**What to work on:** For this exercise, repeat all of the material verbatim apart from its images.

[BEGIN Recorded information]

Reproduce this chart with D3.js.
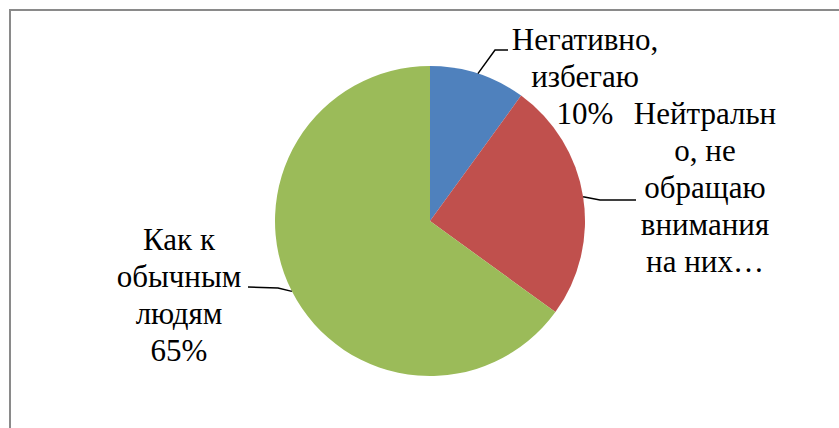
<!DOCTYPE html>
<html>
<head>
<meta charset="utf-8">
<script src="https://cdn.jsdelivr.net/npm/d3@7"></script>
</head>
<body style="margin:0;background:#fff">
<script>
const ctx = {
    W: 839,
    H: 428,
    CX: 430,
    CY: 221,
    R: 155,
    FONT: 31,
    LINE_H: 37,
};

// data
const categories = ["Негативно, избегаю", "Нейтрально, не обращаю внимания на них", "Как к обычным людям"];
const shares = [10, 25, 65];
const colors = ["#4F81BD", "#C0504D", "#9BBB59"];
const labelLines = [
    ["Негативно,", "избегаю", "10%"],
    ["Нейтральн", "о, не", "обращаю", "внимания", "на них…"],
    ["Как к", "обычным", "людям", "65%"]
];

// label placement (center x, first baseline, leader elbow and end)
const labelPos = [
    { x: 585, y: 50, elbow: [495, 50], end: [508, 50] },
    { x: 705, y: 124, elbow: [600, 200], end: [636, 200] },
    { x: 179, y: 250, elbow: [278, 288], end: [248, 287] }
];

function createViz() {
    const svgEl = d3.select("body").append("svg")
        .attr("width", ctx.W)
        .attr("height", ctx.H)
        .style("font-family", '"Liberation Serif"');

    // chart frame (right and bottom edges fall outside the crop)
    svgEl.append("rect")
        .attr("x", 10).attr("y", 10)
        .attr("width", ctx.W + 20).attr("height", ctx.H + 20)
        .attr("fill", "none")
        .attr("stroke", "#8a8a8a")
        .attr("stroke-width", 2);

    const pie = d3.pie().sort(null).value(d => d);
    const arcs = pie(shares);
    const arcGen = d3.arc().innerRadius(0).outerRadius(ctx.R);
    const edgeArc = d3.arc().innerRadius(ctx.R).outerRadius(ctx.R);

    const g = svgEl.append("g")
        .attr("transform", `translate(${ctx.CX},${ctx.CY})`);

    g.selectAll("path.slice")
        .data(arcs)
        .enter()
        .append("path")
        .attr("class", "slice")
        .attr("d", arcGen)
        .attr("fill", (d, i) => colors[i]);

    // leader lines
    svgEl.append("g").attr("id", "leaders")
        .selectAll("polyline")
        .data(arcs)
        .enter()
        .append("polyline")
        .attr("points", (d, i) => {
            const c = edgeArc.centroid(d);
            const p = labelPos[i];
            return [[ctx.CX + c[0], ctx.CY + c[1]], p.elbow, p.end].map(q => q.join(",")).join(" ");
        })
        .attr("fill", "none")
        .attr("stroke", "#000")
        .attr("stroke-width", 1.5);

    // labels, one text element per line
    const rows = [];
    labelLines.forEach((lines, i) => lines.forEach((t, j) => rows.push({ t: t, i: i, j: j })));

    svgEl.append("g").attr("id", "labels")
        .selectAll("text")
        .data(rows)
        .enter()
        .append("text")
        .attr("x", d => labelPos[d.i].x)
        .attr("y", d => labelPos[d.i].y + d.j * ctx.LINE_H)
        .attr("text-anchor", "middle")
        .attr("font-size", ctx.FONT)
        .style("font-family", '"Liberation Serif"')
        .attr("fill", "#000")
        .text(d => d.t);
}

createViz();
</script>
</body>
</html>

[END Recorded information]

**Problem solution:**
Reproduce this chart with D3.js.
<!DOCTYPE html>
<html>
<head>
<meta charset="utf-8">
<script src="https://cdn.jsdelivr.net/npm/d3@7"></script>
</head>
<body style="margin:0;background:#fff">
<script>
const ctx = {
    W: 839,
    H: 428,
    CX: 430,
    CY: 221,
    R: 155,
    FONT: 31,
    LINE_H: 37,
};

// data
const categories = ["Негативно, избегаю", "Нейтрально, не обращаю внимания на них", "Как к обычным людям"];
const shares = [10, 25, 65];
const colors = ["#4F81BD", "#C0504D", "#9BBB59"];
const labelLines = [
    ["Негативно,", "избегаю", "10%"],
    ["Нейтральн", "о, не", "обращаю", "внимания", "на них…"],
    ["Как к", "обычным", "людям", "65%"]
];

// label placement (center x, first baseline, leader elbow and end)
const labelPos = [
    { x: 585, y: 50, elbow: [495, 50], end: [508, 50] },
    { x: 705, y: 124, elbow: [600, 200], end: [636, 200] },
    { x: 179, y: 250, elbow: [278, 288], end: [248, 287] }
];

function createViz() {
    const svgEl = d3.select("body").append("svg")
        .attr("width", ctx.W)
        .attr("height", ctx.H)
        .style("font-family", '"Liberation Serif"');

    // chart frame (right and bottom edges fall outside the crop)
    svgEl.append("rect")
        .attr("x", 10).attr("y", 10)
        .attr("width", ctx.W + 20).attr("height", ctx.H + 20)
        .attr("fill", "none")
        .attr("stroke", "#8a8a8a")
        .attr("stroke-width", 2);

    const pie = d3.pie().sort(null).value(d => d);
    const arcs = pie(shares);
    const arcGen = d3.arc().innerRadius(0).outerRadius(ctx.R);
    const edgeArc = d3.arc().innerRadius(ctx.R).outerRadius(ctx.R);

    const g = svgEl.append("g")
        .attr("transform", `translate(${ctx.CX},${ctx.CY})`);

    g.selectAll("path.slice")
        .data(arcs)
        .enter()
        .append("path")
        .attr("class", "slice")
        .attr("d", arcGen)
        .attr("fill", (d, i) => colors[i]);

    // leader lines
    svgEl.append("g").attr("id", "leaders")
        .selectAll("polyline")
        .data(arcs)
        .enter()
        .append("polyline")
        .attr("points", (d, i) => {
            const c = edgeArc.centroid(d);
            const p = labelPos[i];
            return [[ctx.CX + c[0], ctx.CY + c[1]], p.elbow, p.end].map(q => q.join(",")).join(" ");
        })
        .attr("fill", "none")
        .attr("stroke", "#000")
        .attr("stroke-width", 1.5);

    // labels, one text element per line
    const rows = [];
    labelLines.forEach((lines, i) => lines.forEach((t, j) => rows.push({ t: t, i: i, j: j })));

    svgEl.append("g").attr("id", "labels")
        .selectAll("text")
        .data(rows)
        .enter()
        .append("text")
        .attr("x", d => labelPos[d.i].x)
        .attr("y", d => labelPos[d.i].y + d.j * ctx.LINE_H)
        .attr("text-anchor", "middle")
        .attr("font-size", ctx.FONT)
        .style("font-family", '"Liberation Serif"')
        .attr("fill", "#000")
        .text(d => d.t);
}

createViz();
</script>
</body>
</html>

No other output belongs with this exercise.